En este estado llegué a Núremberg, al centro de acogida de Langwasser. Era un bloque de pisos muy alto, frente a la explanada donde Hitler celebraba los encuentros masivos del Partido. Dentro del bloque, todo eran cubículos dormitorio, pasillos sin ventanas, sólo iluminados con luz de neón, e incontables despachos. El primer día, interrogatorio en el Bundesnachrichtendienst, literalmente: Servicio Nacional de Noticias, a saber: el Servicio de Inteligencia alemán. El segundo día, otra vez, en varias sesiones con descansos en medio; lo mismo, el tercer día, el cuarto. El caso es que lo entendía: la Securitate no vive contigo en Núremberg, lo de aquí no es más que el Servicio Nacional de Noticias. Yo estaba donde las noticias, pero ¿adónde demonios había ido a parar? A los que te interrogaban se les llamaba “evaluadores”, en las puertas ponía: “Oficina de evaluación A”, “Oficina de evaluación B”. El evaluador A evaluaba si, después de todo, no habría ido yo allí «con algún encargo». La palabra «espía» no se mentaba, pero la cosa había que evaluarla.
—¿Tuvo usted algo que ver con los servicios secretos de su país?
—Más bien ellos conmigo, eso es muy diferente —dije yo.
—Deje que sea yo quien establezca las diferenciaciones, al fin y al cabo me pagan para eso —dijo él.
Era indignante. Luego, el evaluador B evaluaba:
—¿Pretendía usted derrocar a su gobierno? Ahora puede reconocerlo, como suele decirse, es nieve de ayer.
Entonces sucedió.
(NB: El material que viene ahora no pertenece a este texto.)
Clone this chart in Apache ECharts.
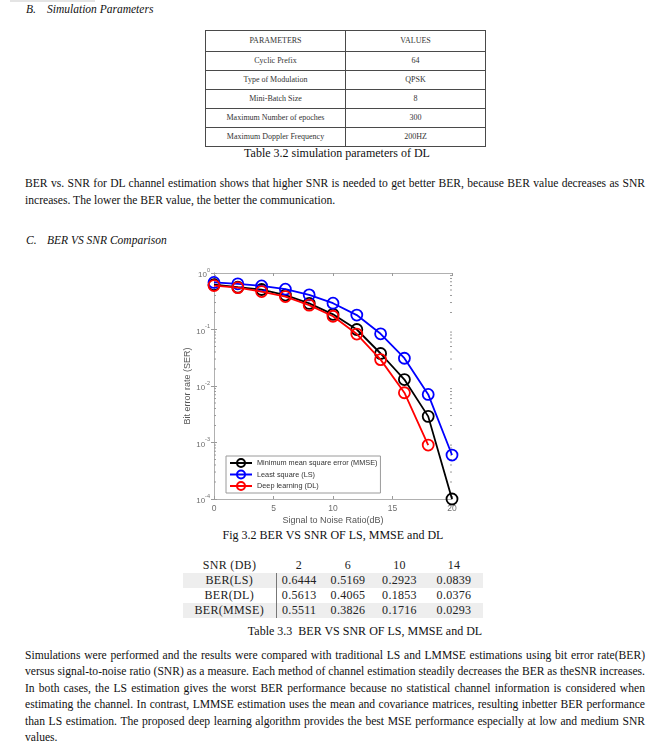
<!DOCTYPE html>
<html><head><meta charset="utf-8">
<script src="https://cdn.jsdelivr.net/npm/echarts@6/dist/echarts.min.js"></script>
<style>
body{margin:0;width:671px;height:749px;position:relative;background:#fff;font-family:"Liberation Serif","Times New Roman",serif;color:#111;overflow:hidden}
.abs{position:absolute;white-space:nowrap}
.it{font-style:italic;font-size:11.5px;line-height:16px}
.ln{position:absolute;left:25px;width:620px;font-size:11.6px;line-height:16px;white-space:nowrap}
.cap{position:absolute;font-size:12px;line-height:16px;white-space:nowrap;text-align:center}
#t1{position:absolute;left:205px;top:30px;width:280px;border-collapse:collapse;font-size:8px;color:#333;table-layout:fixed}
#t1 td{border:1px solid #4a4a4a;text-align:center;padding:0;line-height:10px}
#t2{position:absolute;left:183px;top:558px;width:300px;border-collapse:collapse;font-size:12px;color:#222;table-layout:fixed}
#t2 td{text-align:center;padding:0;height:15px;line-height:15px;letter-spacing:0.3px}
#t2 tr.g td{background:#eeeeee}
#t2 td.l{border-right:1px solid #777}
#chart{position:absolute;left:0;top:0;width:671px;height:749px;z-index:2}
</style></head>
<body>
<div class="abs" style="left:10px;top:0;width:85px;height:2px;background:#e4e4e4"></div>
<div class="abs it" style="left:26px;top:1px">B.</div>
<div class="abs it" style="left:47px;top:1px">Simulation Parameters</div>
<table id="t1"><colgroup><col style="width:140px"><col style="width:140px"></colgroup><tbody id="t1b"></tbody></table>
<div class="cap" style="left:187px;width:300px;top:145px">Table 3.2 simulation parameters of DL</div>
<div id="p1"></div>
<div class="abs it" style="left:26px;top:232px">C.</div>
<div class="abs it" style="left:47px;top:232px">BER VS SNR Comparison</div>
<div class="cap" style="left:183px;width:300px;top:527px">Fig 3.2 BER VS SNR OF LS, MMSE and DL</div>
<table id="t2"><colgroup><col style="width:93px"><col style="width:46px"><col style="width:52px"><col style="width:51px"><col style="width:58px"></colgroup><tbody id="t2b"></tbody></table>
<div class="cap" style="left:215px;width:300px;top:623px">Table 3.3&nbsp; BER VS SNR OF LS, MMSE and DL</div>
<div id="p2"></div>
<div id="chart"></div>
<script>
// ---- data ----
const paramNames = ['Cyclic Prefix', 'Type of Modulation', 'Mini-Batch Size', 'Maximum Number of epoches', 'Maximum Doppler Frequency'];
const paramValues = ['64', 'QPSK', '8', '300', '200HZ'];
const tableSnr = [2, 6, 10, 14];
const tableLS = ['0.6444', '0.5169', '0.2923', '0.0839'];
const tableDL = ['0.5613', '0.4065', '0.1853', '0.0376'];
const tableMMSE = ['0.5511', '0.3826', '0.1716', '0.0293'];

const snr = [0, 2, 4, 6, 8, 10, 12, 14, 16, 18, 20];
const berMMSE = [0.62, 0.5613, 0.51, 0.4065, 0.29, 0.1853, 0.10, 0.0376, 0.013, 0.0029, 0.0001];
const berLS = [0.68, 0.6444, 0.59, 0.5169, 0.41, 0.2923, 0.18, 0.0839, 0.031, 0.0071, 0.0006];
const berDL = [0.60, 0.5511, 0.47, 0.3826, 0.27, 0.1716, 0.083, 0.0293, 0.0076, 0.0009];
const seriesNames = ['Minimum mean square error (MMSE)', 'Least square (LS)', 'Deep learning (DL)'];
const yMinorTicks = [0.0002, 0.0003, 0.0004, 0.0005, 0.0006, 0.0007, 0.0008, 0.0009,
  0.002, 0.003, 0.004, 0.005, 0.006, 0.007, 0.008, 0.009,
  0.02, 0.03, 0.04, 0.05, 0.06, 0.07, 0.08, 0.09,
  0.2, 0.3, 0.4, 0.5, 0.6, 0.7, 0.8, 0.9];

const para1 = [
  'BER vs. SNR for DL channel estimation shows that higher SNR is needed to get better BER, because BER value decreases as SNR',
  'increases. The lower the BER value, the better the communication.'
];
const para2 = [
  'Simulations were performed and the results were compared with traditional LS and LMMSE estimations using bit error rate(BER)',
  'versus signal-to-noise ratio (SNR) as a measure. Each method of channel estimation steadily decreases the BER as theSNR increases.',
  'In both cases, the LS estimation gives the worst BER performance because no statistical channel information is considered when',
  'estimating the channel. In contrast, LMMSE estimation uses the mean and covariance matrices, resulting inbetter BER performance',
  'than LS estimation. The proposed deep learning algorithm provides the best MSE performance especially at low and medium SNR',
  'values.'
];

// ---- tables ----
const t1b = document.getElementById('t1b');
function addRow1(a, b, h) {
  const tr = document.createElement('tr'); tr.style.height = h + 'px';
  [a, b].forEach(t => { const td = document.createElement('td'); td.textContent = t; tr.appendChild(td); });
  t1b.appendChild(tr);
}
addRow1('PARAMETERS', 'VALUES', 21);
paramNames.forEach((n, i) => addRow1(n, paramValues[i], 19));

const t2b = document.getElementById('t2b');
function addRow2(label, vals, cls) {
  const tr = document.createElement('tr'); if (cls) tr.className = cls;
  const td0 = document.createElement('td'); td0.textContent = label; if (cls !== 'h') td0.className = 'l'; tr.appendChild(td0);
  vals.forEach(v => { const td = document.createElement('td'); td.textContent = v; tr.appendChild(td); });
  t2b.appendChild(tr);
}
addRow2('SNR (DB)', tableSnr.map(String), 'h');
addRow2('BER(LS)', tableLS, 'g');
addRow2('BER(DL)', tableDL, '');
addRow2('BER(MMSE)', tableMMSE, 'g');

// ---- justified paragraphs ----
function para(id, lines, top, step) {
  const host = document.getElementById(id);
  lines.forEach((t, i) => {
    const d = document.createElement('div'); d.className = 'ln'; d.style.top = (top + i * step) + 'px';
    const s = document.createElement('span'); s.textContent = t; d.appendChild(s); host.appendChild(d);
    if (i < lines.length - 1) {
      const w = s.getBoundingClientRect().width;
      const n = (t.match(/ /g) || []).length;
      if (n) s.style.wordSpacing = ((620 - w) / n) + 'px';
    }
  });
}
para('p1', para1, 176, 16.5);
para('p2', para2, 648, 16.4);

// ---- chart ----
const chart = echarts.init(document.getElementById('chart'), null, { renderer: 'canvas' });
const axisCol = '#b0b0b0', tickCol = '#9a9a9a', labCol = '#6e6e6e';
const colors = ['#000000', '#0000ff', '#ff0000'];
const datasets = [berMMSE, berLS, berDL];
function mkSeries(i) {
  return {
    name: seriesNames[i], type: 'line', z: 3 + i,
    data: datasets[i].map((v, k) => [snr[k], v]),
    symbol: 'circle', symbolSize: 11,
    lineStyle: { color: colors[i], width: 1.8 },
    itemStyle: { color: 'rgba(255,255,255,0)', borderColor: colors[i], borderWidth: 1.8 },
    emphasis: { disabled: true }
  };
}
const xCommon = {
  type: 'value', min: 0, max: 20, interval: 5,
  axisLine: { lineStyle: { color: axisCol, width: 1 } },
  axisTick: { inside: true, length: 3, lineStyle: { color: tickCol } },
  splitLine: { show: false }
};
const yCommon = {
  type: 'log', logBase: 10, min: 0.0001, max: 1, splitNumber: 4,
  axisLine: { show: true, lineStyle: { color: axisCol, width: 1 } },
  axisTick: { show: true, inside: true, length: 3, lineStyle: { color: tickCol } },
  splitLine: { show: false }
};
chart.setOption({
  animation: false,
  grid: { left: 214, top: 273, width: 238, height: 226 },
  legend: {
    left: 226, top: 456, orient: 'vertical',
    itemWidth: 22, itemHeight: 10, itemGap: 1.5,
    padding: [2, 3, 2, 3],
    borderColor: '#9a9a9a', borderWidth: 1, backgroundColor: '#fff',
    textStyle: { fontSize: 7.3, color: '#333', fontFamily: 'Liberation Sans' },
    data: seriesNames
  },
  xAxis: [
    Object.assign({}, xCommon, {
      position: 'bottom',
      axisLabel: { color: labCol, fontSize: 8.5, margin: 5, fontFamily: 'Liberation Sans' },
      name: 'Signal to Noise Ratio(dB)', nameLocation: 'middle', nameGap: 17,
      nameTextStyle: { color: '#555', fontSize: 9, fontFamily: 'Liberation Sans' }
    }),
    Object.assign({}, xCommon, { position: 'top', axisLabel: { show: false } })
  ],
  yAxis: [
    Object.assign({}, yCommon, {
      position: 'left',
      axisLabel: {
        margin: 4, color: labCol, fontFamily: 'Liberation Sans',
        formatter: v => '{b|10}{s|' + Math.round(Math.log10(v)) + '}',
        rich: {
          b: { fontSize: 8, color: labCol, fontFamily: 'Liberation Sans', lineHeight: 12, verticalAlign: 'bottom' },
          s: { fontSize: 5.5, color: labCol, fontFamily: 'Liberation Sans', lineHeight: 6, verticalAlign: 'top' }
        }
      },
      name: 'Bit error rate (SER)', nameLocation: 'middle', nameGap: 21, nameRotate: 90,
      nameTextStyle: { color: '#555', fontSize: 9, fontFamily: 'Liberation Sans' }
    }),
    Object.assign({}, yCommon, { position: 'right', axisLabel: { show: false } })
  ],
  series: [
    {
      type: 'custom', silent: true, z: 1,
      data: yMinorTicks.map(v => [0, v]),
      renderItem: (params, api) => {
        const v = api.value(1);
        const l = api.coord([0, v]), r = api.coord([20, v]);
        return {
          type: 'group', children: [
            { type: 'line', shape: { x1: l[0], y1: l[1], x2: l[0] + 2, y2: l[1] }, style: { stroke: tickCol, lineWidth: 1 } },
            { type: 'line', shape: { x1: r[0] - 2, y1: r[1], x2: r[0], y2: r[1] }, style: { stroke: tickCol, lineWidth: 1 } }
          ]
        };
      }
    },
    mkSeries(0), mkSeries(1), mkSeries(2)
  ]
});
</script>
</body></html>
No pude soportar que uno de aquellos evaluadores pretendiera dar carpetazo a mi vida con una frase hecha. Salté de la silla y dije en voz demasiado alta:
—Siempre es la misma nieve.
La expresión alemana «nieve de ayer» para referirse a una cosa pasada que ya no tiene importancia no me había gustado nunca, justo por esa voluntad de ignorar lo que sucedió ayer. En aquel momento vi con claridad absoluta lo que no soporto de la expresión: no soporto la mezquindad con que abre paso a una metáfora, el desprecio que revela. Qué poco segura de su mensaje estará la expresión cuando se impone con semejante prepotencia, cuando se muestra así de arrogante. Porque de la expresión se deduce que esa nieve de ayer era importante, de otro modo no habría motivo para hablar de ella, no habría que deshacerse de ella hoy. Lo que pasó por mi cabeza en aquel momento no se lo dije al evaluador.
Al escribir, las palabras se convierten en algo distinto para poder ser precisas, cuando los objetos se independizan y las metáforas, ladronas, se adueñan de lo que no les pertenece
En rumano hay dos palabras para la nieve. Una, la palabra poética, es NEA. Y NEA en rumano también es la palabra que se utiliza para un señor al que conoces demasiado bien como para llamarle de usted pero demasiado poco para tutearlo. Podría ser equivalente a TÍO. A veces, las palabras se aplican ellas solas como quieren. Yo no pude evitar defenderme del evaluador y de la sugestión del rumano, que me decía: Siempre es la misma nieve y siempre el mismo tío.
Y sucedió algo más: mientras —recién llegada de la dictadura, en aquel centro de transición de Núremberg— me interrogaba un miembro de los servicios secretos alemanes, pensaba: «Se supone que me acaban de salvar y estoy aquí, en occidente, como la ternera en el diván.» Fue el HAMBRE DE LOS OJOS del funcionario lo que me hizo comprender que no sólo era un abuso lo que se había hecho con la ternera de la pata rota sino también —sólo que con más alevosía— lo de la ternera del diván.
Todos los inviernos venía a casa la costurera del blanco. Estaba dos semanas, comía y se quedaba a dormir en casa. La llamaban así porque sólo hacía ropa blanca: blusas, camisas interiores y calzones y camisones y sujetadores y ligas y ropa de cama. Yo pasaba mucho tiempo cerca de la máquina de coser, observando el fluir de los puntos hasta convertirse en una costura. La última noche que estuvo en casa, le dije después de la cena:
—Cóseme algo para jugar.
Ella dijo: —¿Qué quieres que te cosa?
Yo dije: —Cóseme un pedazo de pan.
Ella dijo: —Entonces, luego te tendrás que comer todo lo que hayas jugado.
Comerte todo lo que hayas jugado. La misma definición sirve para el acto de escribir. Sabes: lo que escribo me lo tengo que comer; lo que no escribo… me devora. Por el hecho de comérmelo no desaparece. Y por el hecho de que me devore no desaparezco yo. Siempre pasa lo mismo cuando, al escribir, las palabras se convierten en algo distinto para poder ser precisas, cuando los objetos se independizan y las metáforas, ladronas, se adueñan de lo que no les pertenece. Es al escribir, cuando las palabras se convierten en algo distinto para poder ser precisas, cuando tal vez se hace patente que siempre son la misma nieve y siempre el mismo tío.